Synergistic design of O2/O3 composite Li-rich cathodes: A novel strategy for high-performance Li-ion batteries

Due to their unique anion and cation redox mechanisms, Li-rich Mn-based layered oxide cathodes are considered extremely promising candidates for next-generation high-performance Li-ion batteries. However, their practical applications are limited by capacity degradation, voltage degradation, and poor rate performance. In this work, an O2/O3 composite Li-rich cathode was constructed by integrating nanoscale O3 particles on the surface of O2 microspheres.
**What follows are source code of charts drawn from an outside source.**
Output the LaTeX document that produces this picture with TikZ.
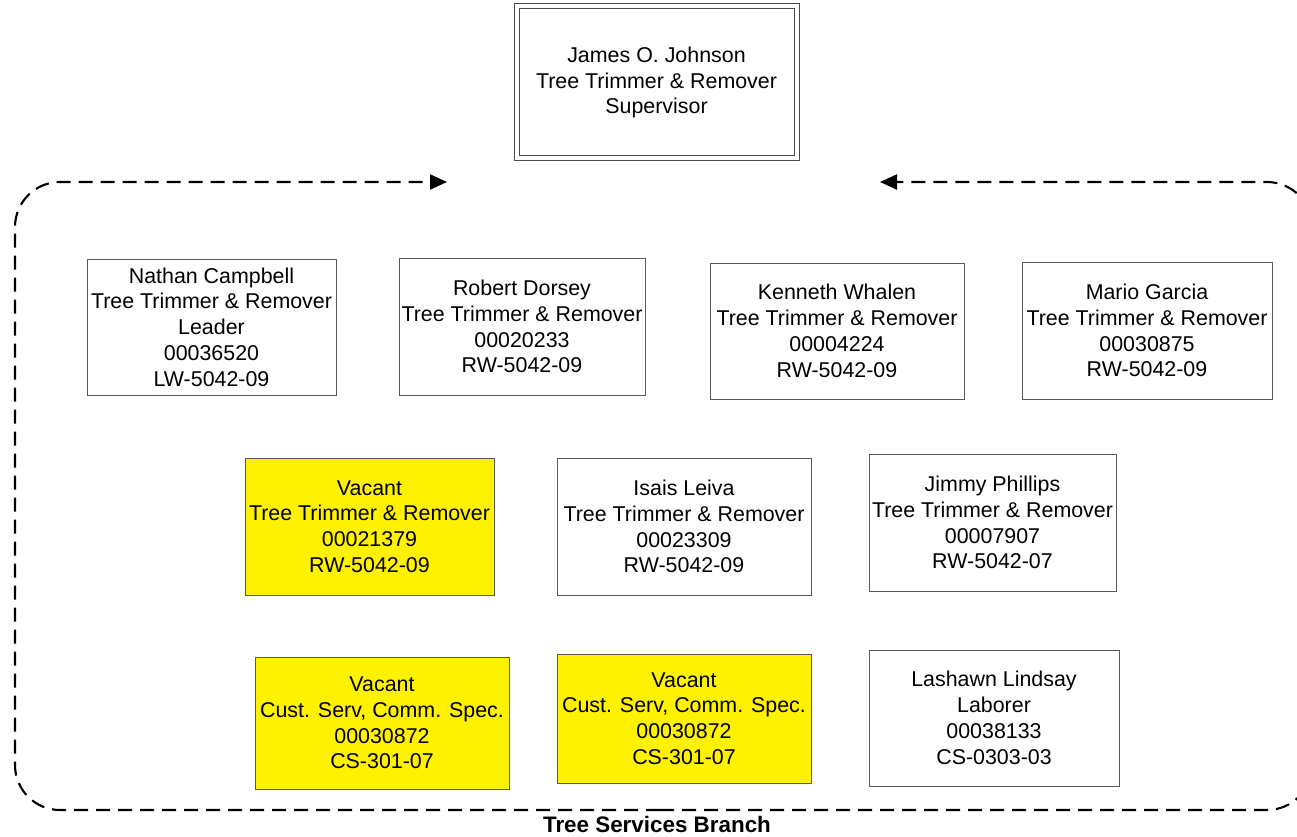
\documentclass[tikz,border=0pt]{standalone}
\usepackage{fontspec}
\setmainfont{Liberation Sans}
\usetikzlibrary{arrows.meta}
\begin{document}
\begin{tikzpicture}[x=1pt,y=-1pt,
  card/.style={draw=black!65, line width=0.9pt, rectangle, inner sep=0pt, align=center,
    font=\fontsize{21.4}{25.8}\selectfont},
  vacant/.style={card, fill=yellow},
  boundary/.style={dashed, dash pattern=on 14pt off 8pt, line width=2.1pt, rounded corners=45pt,
    -{Triangle[length=17pt,width=15pt]}}
]
\useasboundingbox (0,0) rectangle (1297,837);

\node[card, double, double distance=4pt, draw=black!70, line width=1pt,
  minimum width=280pt, minimum height=152pt] (sup) at (656.5,82.5)
  {James O. Johnson\\Tree Trimmer \& Remover\\Supervisor};

\node[card, minimum width=249pt, minimum height=136pt] (nathan) at (211.5,327)
  {Nathan Campbell\\Tree Trimmer \& Remover\\Leader\\00036520\\LW-5042-09};
\node[card, minimum width=246pt, minimum height=137pt] (robert) at (522,326.5)
  {Robert Dorsey\\Tree Trimmer \& Remover\\00020233\\RW-5042-09};
\node[card, minimum width=254pt, minimum height=136pt] (kenneth) at (837,331)
  {Kenneth Whalen\\Tree Trimmer \& Remover\\00004224\\RW-5042-09};
\node[card, minimum width=250pt, minimum height=137pt] (mario) at (1147,330.5)
  {Mario Garcia\\Tree Trimmer \& Remover\\00030875\\RW-5042-09};

\node[vacant, minimum width=249pt, minimum height=137pt] (vac1) at (369.5,526.5)
  {Vacant\\Tree Trimmer \& Remover\\00021379\\RW-5042-09};
\node[card, minimum width=254pt, minimum height=137pt] (isais) at (684,526.5)
  {Isais Leiva\\Tree Trimmer \& Remover\\00023309\\RW-5042-09};
\node[card, minimum width=247pt, minimum height=137pt] (jimmy) at (992.5,522.5)
  {Jimmy Phillips\\Tree Trimmer \& Remover\\00007907\\RW-5042-07};

\node[vacant, minimum width=254pt, minimum height=132pt] (vac2) at (382,723)
  {Vacant\\Cust. Serv, Comm. Spec.\\00030872\\CS-301-07};
\node[vacant, minimum width=254pt, minimum height=129pt] (vac3) at (684,718.5)
  {Vacant\\Cust. Serv, Comm. Spec.\\00030872\\CS-301-07};
\node[card, minimum width=250pt, minimum height=136pt] (lashawn) at (994,718)
  {Lashawn Lindsay\\Laborer\\00038133\\CS-0303-03};

\coordinate (bstart) at (660,810);
\coordinate (lcorner) at (15,182);
\coordinate (rcorner) at (1312,182);
\coordinate (ltip) at (447,182);
\coordinate (rtip) at (880,182);
\draw[boundary] (bstart) -| (lcorner) -- (ltip);
\draw[boundary] (bstart) -| (rcorner) -- (rtip);

\node[font=\fontsize{22.4}{26}\selectfont\bfseries, anchor=base] (branch) at (657,832) {Tree Services Branch};
\end{tikzpicture}
\end{document}
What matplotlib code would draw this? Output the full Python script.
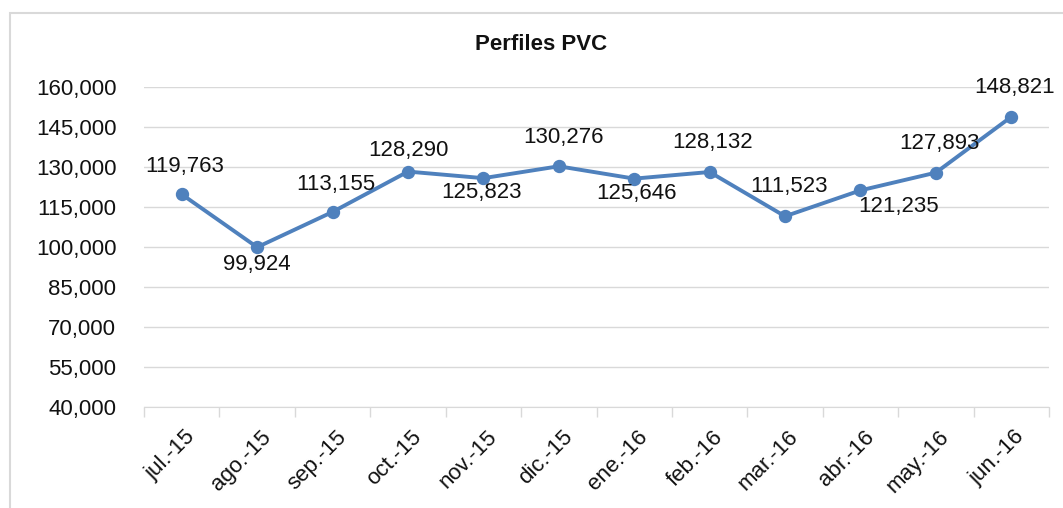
import matplotlib.pyplot as plt
from matplotlib.patches import Rectangle
from matplotlib.transforms import ScaledTranslation

meses = ["jul.-15", "ago.-15", "sep.-15", "oct.-15", "nov.-15", "dic.-15",
         "ene.-16", "feb.-16", "mar.-16", "abr.-16", "may.-16", "jun.-16"]
valores = [119763, 99924, 113155, 128290, 125823, 130276,
           125646, 128132, 111523, 121235, 127893, 148821]
yticks = list(range(40000, 160001, 15000))

# desplazamiento de cada etiqueta (pixeles, x y)
desp = [(3, -28), (0, 17), (3, -27), (0, -21), (-2, 14), (5, -29),
        (2, 15), (3, -29), (4, -30), (38, 16), (4, -29), (3, -29)]

plt.rcParams["font.family"] = ["Liberation Sans", "DejaVu Sans"]

fig = plt.figure(figsize=(10.63, 5.08), dpi=100)
ax = fig.add_axes([0.1355, 0.1988, 0.9868 - 0.1355, 0.8287 - 0.1988])

x = list(range(len(meses)))
ax.plot(x, valores, color="#4f81bd", lw=2.8, marker="o", ms=8.6, zorder=3)

for i, v in enumerate(valores):
    dx, dy = desp[i]
    ax.annotate(f"{v:,}", (i, v), xytext=(dx * 0.72, -dy * 0.72),
                textcoords="offset points", ha="center", va="center",
                fontsize=16, color="#111111")

ax.set_xlim(-0.5, len(meses) - 0.5)
ax.set_ylim(40000, 160000)
ax.set_yticks(yticks)
ax.set_yticklabels([f"{t:,}" for t in yticks], fontsize=16, color="#111111")
ax.set_xticks(x)
ax.set_xticklabels(meses, rotation=45, ha="right", rotation_mode="anchor",
                   fontsize=16, color="#111111")
ax.tick_params(axis="y", length=0, pad=20)
ax.tick_params(axis="x", length=0, pad=14)
for lab in ax.get_xticklabels():
    lab.set_transform(lab.get_transform() + ScaledTranslation(0.03, 0, fig.dpi_scale_trans))

# marcas entre categorias
ax.set_xticks([i - 0.5 for i in range(len(meses) + 1)], minor=True)
ax.tick_params(axis="x", which="minor", length=7, color="#d9d9d9", width=1)

ax.grid(axis="y", color="#d9d9d9", lw=1)
ax.set_axisbelow(True)
for s in ["top", "right", "left"]:
    ax.spines[s].set_visible(False)
ax.spines["bottom"].set_color("#d9d9d9")

fig.text(0.5094, 0.913, "Perfiles PVC", ha="center", va="center",
         fontsize=16, fontweight="bold", color="#111111")

fig.patches.append(Rectangle((10 / 1063, -0.1), 1.2, 0.9744 + 0.1,
                             transform=fig.transFigure, fill=False,
                             edgecolor="#d9d9d9", lw=1.5))

plt.savefig("out.png", dpi=100)
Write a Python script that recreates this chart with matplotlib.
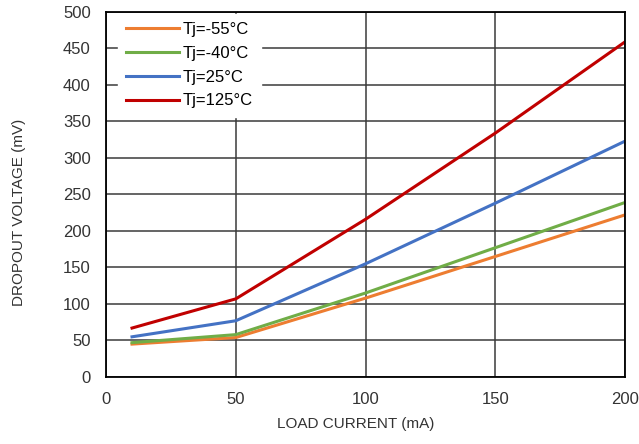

By combining the inherent excellent voltage retention of the O2-type structure with the nanostructured O3 rate advantage, the O2/O3 composite cathodes exhibit excellent specific capacity, cycling stability, and rate performance. Thanks to the synergistic effect of O2 and O3, the obtained composite cathode has a high discharge specific capacity of 298.06 mAh g^-1 at 0.1C. It maintains 85.34% capacity retention after 100 cycles at 0.5C and still delivers a discharge specific capacity of 144.64 mAh g^-1 at 5C. Based on experiments and theoretical calculations, the potential impact of the O2/O3 interface on electrochemical performance is elucidated. The built-in electric field at the two-phase interface plays a crucial role in structural stability. The O2/O3 composite cathode developed in this study holds potential to advance the development of high-performance Li-ion batteries.